Stock Audit in India is primarily conducted by banks and financial institutions to verify the inventory pledged as collateral by borrowers. It's a critical risk management tool governed by RBI guidelines and banking practices to ensure the security of loans.
Stock audits provide crucial benefits for both banks and businesses. They ensure accurate valuation of inventory, verify the existence and condition of stock, identify discrepancies, prevent fraud, and help maintain proper inventory management systems. For banks, they serve as a risk mitigation measure for loans secured by inventory.
The stock audit process is comprehensive and methodical, typically involving pre-audit planning, physical verification, documentation review, valuation assessment, reporting, and follow-up actions. The frequency depends on the loan amount, with higher exposures requiring more frequent audits.
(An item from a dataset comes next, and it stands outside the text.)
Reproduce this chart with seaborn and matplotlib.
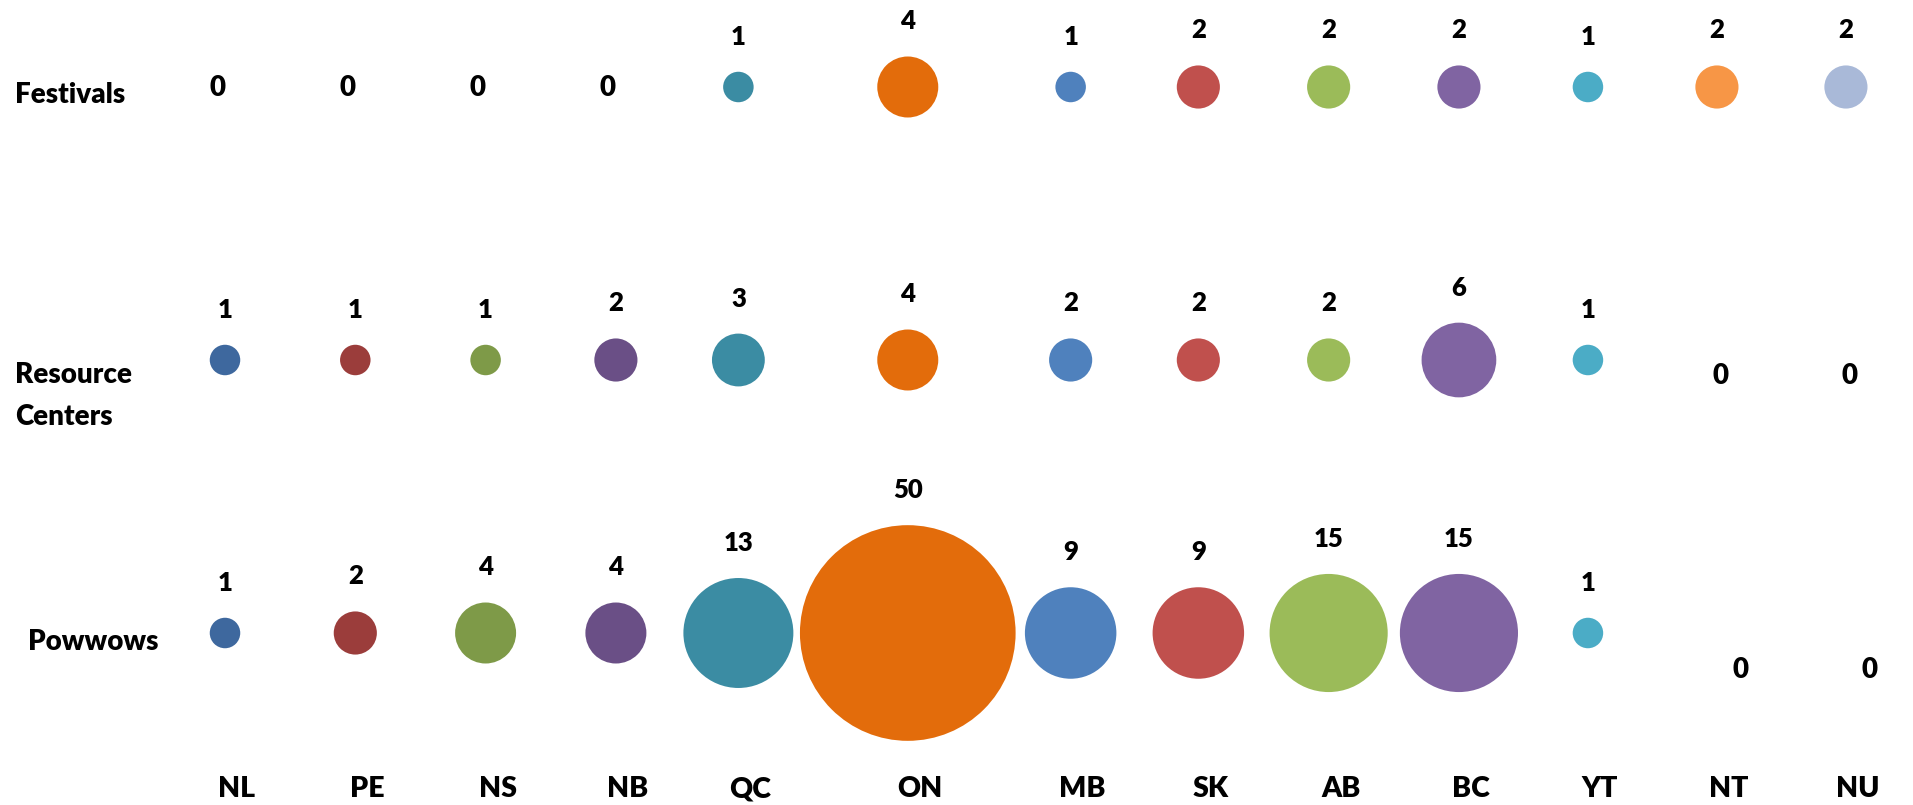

The stock audit methodology follows these systematic steps:
Pre-audit Planning and Understanding the Business
Physical Verification of Stock at Storage Locations
Review of Inventory Records and Documentation
Valuation Assessment and Reconciliation
Identification of Discrepancies and Risks
Preparation and Submission of Comprehensive Report
Stock Audit is an essential practice for financial risk management, ensuring that inventory pledged as collateral is properly valued and secured. It helps banks maintain asset quality while providing businesses with insights for improving inventory management. Regular stock audits contribute to financial transparency, prevent fraud, and support sound business operations through accurate inventory control and valuation.